* _Collected material_

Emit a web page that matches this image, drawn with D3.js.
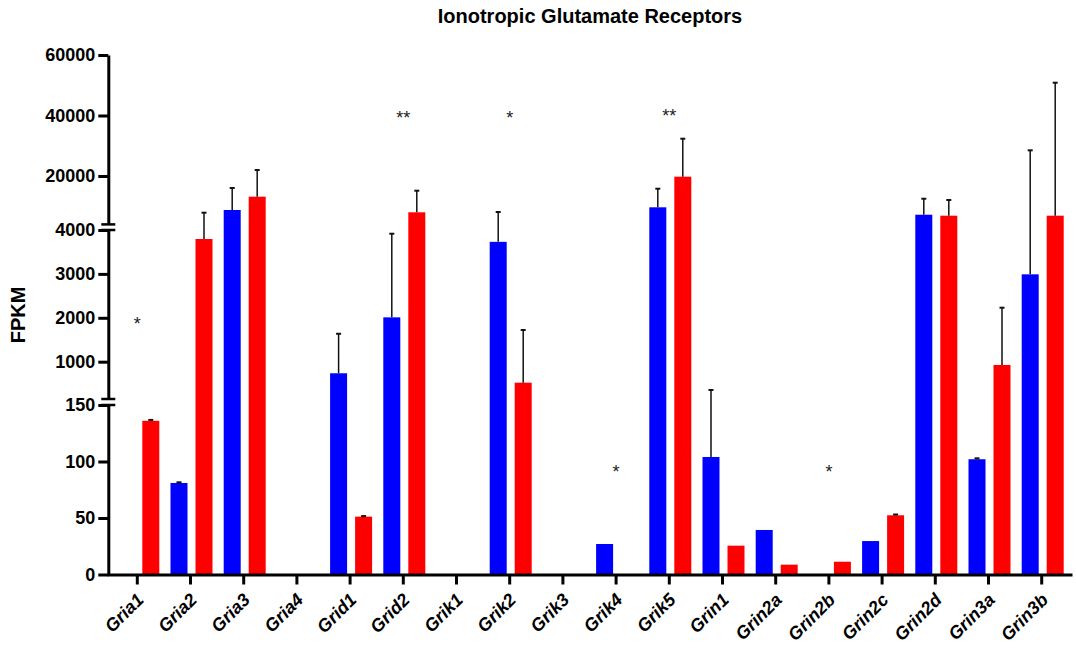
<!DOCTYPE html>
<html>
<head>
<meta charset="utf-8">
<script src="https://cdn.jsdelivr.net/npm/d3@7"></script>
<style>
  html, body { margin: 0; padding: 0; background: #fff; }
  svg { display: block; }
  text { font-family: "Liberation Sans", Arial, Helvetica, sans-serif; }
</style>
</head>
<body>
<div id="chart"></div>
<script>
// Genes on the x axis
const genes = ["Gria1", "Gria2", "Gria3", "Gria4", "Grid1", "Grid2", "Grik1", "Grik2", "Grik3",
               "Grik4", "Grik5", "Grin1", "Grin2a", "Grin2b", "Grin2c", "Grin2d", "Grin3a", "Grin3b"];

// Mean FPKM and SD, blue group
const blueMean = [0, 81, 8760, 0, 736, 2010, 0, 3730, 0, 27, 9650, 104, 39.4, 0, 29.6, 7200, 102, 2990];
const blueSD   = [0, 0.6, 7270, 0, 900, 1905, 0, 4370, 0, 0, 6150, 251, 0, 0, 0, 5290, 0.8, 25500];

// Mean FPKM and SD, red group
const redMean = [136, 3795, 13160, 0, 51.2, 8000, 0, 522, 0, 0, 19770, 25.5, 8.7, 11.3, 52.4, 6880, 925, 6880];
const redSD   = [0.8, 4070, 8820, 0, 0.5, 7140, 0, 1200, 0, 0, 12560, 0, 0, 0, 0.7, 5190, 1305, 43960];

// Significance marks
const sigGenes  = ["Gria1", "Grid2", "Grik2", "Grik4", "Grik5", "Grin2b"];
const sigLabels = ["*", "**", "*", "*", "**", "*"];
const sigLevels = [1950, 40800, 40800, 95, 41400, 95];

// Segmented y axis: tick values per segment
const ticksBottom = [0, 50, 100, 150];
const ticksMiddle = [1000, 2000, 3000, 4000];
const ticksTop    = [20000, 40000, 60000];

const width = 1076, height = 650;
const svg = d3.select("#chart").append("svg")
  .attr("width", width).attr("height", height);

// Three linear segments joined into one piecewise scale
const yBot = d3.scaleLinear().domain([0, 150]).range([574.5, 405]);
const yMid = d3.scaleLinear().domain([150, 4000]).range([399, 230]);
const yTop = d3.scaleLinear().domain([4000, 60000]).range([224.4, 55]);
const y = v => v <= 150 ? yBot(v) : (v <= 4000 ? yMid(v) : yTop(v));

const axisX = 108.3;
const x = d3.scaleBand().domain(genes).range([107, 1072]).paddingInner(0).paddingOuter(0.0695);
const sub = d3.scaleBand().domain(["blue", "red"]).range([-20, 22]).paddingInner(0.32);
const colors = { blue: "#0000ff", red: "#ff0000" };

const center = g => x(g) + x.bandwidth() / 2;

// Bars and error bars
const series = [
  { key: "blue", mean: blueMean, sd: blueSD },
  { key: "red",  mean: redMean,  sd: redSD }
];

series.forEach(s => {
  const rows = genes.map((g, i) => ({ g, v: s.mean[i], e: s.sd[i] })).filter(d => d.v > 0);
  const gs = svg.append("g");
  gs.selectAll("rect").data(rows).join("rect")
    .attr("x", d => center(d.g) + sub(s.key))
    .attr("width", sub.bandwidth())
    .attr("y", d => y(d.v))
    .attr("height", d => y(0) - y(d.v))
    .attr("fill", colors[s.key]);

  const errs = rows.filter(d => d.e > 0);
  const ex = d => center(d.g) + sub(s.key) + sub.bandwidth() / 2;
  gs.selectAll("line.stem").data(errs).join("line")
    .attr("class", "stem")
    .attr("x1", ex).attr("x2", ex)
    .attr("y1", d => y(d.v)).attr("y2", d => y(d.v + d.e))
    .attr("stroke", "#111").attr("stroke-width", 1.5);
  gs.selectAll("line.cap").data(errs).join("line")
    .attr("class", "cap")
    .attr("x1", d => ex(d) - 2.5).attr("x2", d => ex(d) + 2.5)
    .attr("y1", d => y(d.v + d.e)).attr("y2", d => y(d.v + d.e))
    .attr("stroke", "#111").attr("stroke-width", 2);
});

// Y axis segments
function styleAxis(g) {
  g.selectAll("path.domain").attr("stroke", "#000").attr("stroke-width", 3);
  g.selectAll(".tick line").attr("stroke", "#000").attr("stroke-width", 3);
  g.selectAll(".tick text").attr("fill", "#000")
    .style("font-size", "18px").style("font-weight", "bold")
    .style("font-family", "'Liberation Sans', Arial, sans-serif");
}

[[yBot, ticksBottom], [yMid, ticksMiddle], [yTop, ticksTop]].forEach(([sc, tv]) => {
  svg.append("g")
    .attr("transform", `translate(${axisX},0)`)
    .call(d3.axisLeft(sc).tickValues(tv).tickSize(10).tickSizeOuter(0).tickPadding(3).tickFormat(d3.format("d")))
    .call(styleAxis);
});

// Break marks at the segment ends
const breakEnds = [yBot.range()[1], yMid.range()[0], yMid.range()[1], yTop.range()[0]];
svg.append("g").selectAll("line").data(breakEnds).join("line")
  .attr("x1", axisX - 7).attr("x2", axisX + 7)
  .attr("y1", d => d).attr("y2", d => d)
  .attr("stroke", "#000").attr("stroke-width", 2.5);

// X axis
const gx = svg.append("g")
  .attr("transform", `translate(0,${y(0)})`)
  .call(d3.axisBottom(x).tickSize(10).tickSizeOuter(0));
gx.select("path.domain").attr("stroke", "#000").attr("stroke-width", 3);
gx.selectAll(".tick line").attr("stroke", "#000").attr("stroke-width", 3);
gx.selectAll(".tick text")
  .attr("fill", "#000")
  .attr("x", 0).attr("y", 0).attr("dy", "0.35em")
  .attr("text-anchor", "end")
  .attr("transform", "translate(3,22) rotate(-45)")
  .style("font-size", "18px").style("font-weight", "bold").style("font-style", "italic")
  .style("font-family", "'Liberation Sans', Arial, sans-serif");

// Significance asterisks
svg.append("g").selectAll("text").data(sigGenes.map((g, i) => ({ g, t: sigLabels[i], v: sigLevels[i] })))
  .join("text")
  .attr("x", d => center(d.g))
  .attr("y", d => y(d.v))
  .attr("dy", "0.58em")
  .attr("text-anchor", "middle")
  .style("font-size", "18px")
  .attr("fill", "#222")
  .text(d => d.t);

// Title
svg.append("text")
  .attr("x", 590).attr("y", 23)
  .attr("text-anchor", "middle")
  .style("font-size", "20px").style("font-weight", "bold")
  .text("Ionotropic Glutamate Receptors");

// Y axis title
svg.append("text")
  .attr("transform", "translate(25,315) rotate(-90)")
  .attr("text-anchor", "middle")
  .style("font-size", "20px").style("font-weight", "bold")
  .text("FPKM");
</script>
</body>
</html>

* _Requirements_
Drop the images and repeat the data exactly.

* _Task answer_
Emit a web page that matches this image, drawn with D3.js.
<!DOCTYPE html>
<html>
<head>
<meta charset="utf-8">
<script src="https://cdn.jsdelivr.net/npm/d3@7"></script>
<style>
  html, body { margin: 0; padding: 0; background: #fff; }
  svg { display: block; }
  text { font-family: "Liberation Sans", Arial, Helvetica, sans-serif; }
</style>
</head>
<body>
<div id="chart"></div>
<script>
// Genes on the x axis
const genes = ["Gria1", "Gria2", "Gria3", "Gria4", "Grid1", "Grid2", "Grik1", "Grik2", "Grik3",
               "Grik4", "Grik5", "Grin1", "Grin2a", "Grin2b", "Grin2c", "Grin2d", "Grin3a", "Grin3b"];

// Mean FPKM and SD, blue group
const blueMean = [0, 81, 8760, 0, 736, 2010, 0, 3730, 0, 27, 9650, 104, 39.4, 0, 29.6, 7200, 102, 2990];
const blueSD   = [0, 0.6, 7270, 0, 900, 1905, 0, 4370, 0, 0, 6150, 251, 0, 0, 0, 5290, 0.8, 25500];

// Mean FPKM and SD, red group
const redMean = [136, 3795, 13160, 0, 51.2, 8000, 0, 522, 0, 0, 19770, 25.5, 8.7, 11.3, 52.4, 6880, 925, 6880];
const redSD   = [0.8, 4070, 8820, 0, 0.5, 7140, 0, 1200, 0, 0, 12560, 0, 0, 0, 0.7, 5190, 1305, 43960];

// Significance marks
const sigGenes  = ["Gria1", "Grid2", "Grik2", "Grik4", "Grik5", "Grin2b"];
const sigLabels = ["*", "**", "*", "*", "**", "*"];
const sigLevels = [1950, 40800, 40800, 95, 41400, 95];

// Segmented y axis: tick values per segment
const ticksBottom = [0, 50, 100, 150];
const ticksMiddle = [1000, 2000, 3000, 4000];
const ticksTop    = [20000, 40000, 60000];

const width = 1076, height = 650;
const svg = d3.select("#chart").append("svg")
  .attr("width", width).attr("height", height);

// Three linear segments joined into one piecewise scale
const yBot = d3.scaleLinear().domain([0, 150]).range([574.5, 405]);
const yMid = d3.scaleLinear().domain([150, 4000]).range([399, 230]);
const yTop = d3.scaleLinear().domain([4000, 60000]).range([224.4, 55]);
const y = v => v <= 150 ? yBot(v) : (v <= 4000 ? yMid(v) : yTop(v));

const axisX = 108.3;
const x = d3.scaleBand().domain(genes).range([107, 1072]).paddingInner(0).paddingOuter(0.0695);
const sub = d3.scaleBand().domain(["blue", "red"]).range([-20, 22]).paddingInner(0.32);
const colors = { blue: "#0000ff", red: "#ff0000" };

const center = g => x(g) + x.bandwidth() / 2;

// Bars and error bars
const series = [
  { key: "blue", mean: blueMean, sd: blueSD },
  { key: "red",  mean: redMean,  sd: redSD }
];

series.forEach(s => {
  const rows = genes.map((g, i) => ({ g, v: s.mean[i], e: s.sd[i] })).filter(d => d.v > 0);
  const gs = svg.append("g");
  gs.selectAll("rect").data(rows).join("rect")
    .attr("x", d => center(d.g) + sub(s.key))
    .attr("width", sub.bandwidth())
    .attr("y", d => y(d.v))
    .attr("height", d => y(0) - y(d.v))
    .attr("fill", colors[s.key]);

  const errs = rows.filter(d => d.e > 0);
  const ex = d => center(d.g) + sub(s.key) + sub.bandwidth() / 2;
  gs.selectAll("line.stem").data(errs).join("line")
    .attr("class", "stem")
    .attr("x1", ex).attr("x2", ex)
    .attr("y1", d => y(d.v)).attr("y2", d => y(d.v + d.e))
    .attr("stroke", "#111").attr("stroke-width", 1.5);
  gs.selectAll("line.cap").data(errs).join("line")
    .attr("class", "cap")
    .attr("x1", d => ex(d) - 2.5).attr("x2", d => ex(d) + 2.5)
    .attr("y1", d => y(d.v + d.e)).attr("y2", d => y(d.v + d.e))
    .attr("stroke", "#111").attr("stroke-width", 2);
});

// Y axis segments
function styleAxis(g) {
  g.selectAll("path.domain").attr("stroke", "#000").attr("stroke-width", 3);
  g.selectAll(".tick line").attr("stroke", "#000").attr("stroke-width", 3);
  g.selectAll(".tick text").attr("fill", "#000")
    .style("font-size", "18px").style("font-weight", "bold")
    .style("font-family", "'Liberation Sans', Arial, sans-serif");
}

[[yBot, ticksBottom], [yMid, ticksMiddle], [yTop, ticksTop]].forEach(([sc, tv]) => {
  svg.append("g")
    .attr("transform", `translate(${axisX},0)`)
    .call(d3.axisLeft(sc).tickValues(tv).tickSize(10).tickSizeOuter(0).tickPadding(3).tickFormat(d3.format("d")))
    .call(styleAxis);
});

// Break marks at the segment ends
const breakEnds = [yBot.range()[1], yMid.range()[0], yMid.range()[1], yTop.range()[0]];
svg.append("g").selectAll("line").data(breakEnds).join("line")
  .attr("x1", axisX - 7).attr("x2", axisX + 7)
  .attr("y1", d => d).attr("y2", d => d)
  .attr("stroke", "#000").attr("stroke-width", 2.5);

// X axis
const gx = svg.append("g")
  .attr("transform", `translate(0,${y(0)})`)
  .call(d3.axisBottom(x).tickSize(10).tickSizeOuter(0));
gx.select("path.domain").attr("stroke", "#000").attr("stroke-width", 3);
gx.selectAll(".tick line").attr("stroke", "#000").attr("stroke-width", 3);
gx.selectAll(".tick text")
  .attr("fill", "#000")
  .attr("x", 0).attr("y", 0).attr("dy", "0.35em")
  .attr("text-anchor", "end")
  .attr("transform", "translate(3,22) rotate(-45)")
  .style("font-size", "18px").style("font-weight", "bold").style("font-style", "italic")
  .style("font-family", "'Liberation Sans', Arial, sans-serif");

// Significance asterisks
svg.append("g").selectAll("text").data(sigGenes.map((g, i) => ({ g, t: sigLabels[i], v: sigLevels[i] })))
  .join("text")
  .attr("x", d => center(d.g))
  .attr("y", d => y(d.v))
  .attr("dy", "0.58em")
  .attr("text-anchor", "middle")
  .style("font-size", "18px")
  .attr("fill", "#222")
  .text(d => d.t);

// Title
svg.append("text")
  .attr("x", 590).attr("y", 23)
  .attr("text-anchor", "middle")
  .style("font-size", "20px").style("font-weight", "bold")
  .text("Ionotropic Glutamate Receptors");

// Y axis title
svg.append("text")
  .attr("transform", "translate(25,315) rotate(-90)")
  .attr("text-anchor", "middle")
  .style("font-size", "20px").style("font-weight", "bold")
  .text("FPKM");
</script>
</body>
</html>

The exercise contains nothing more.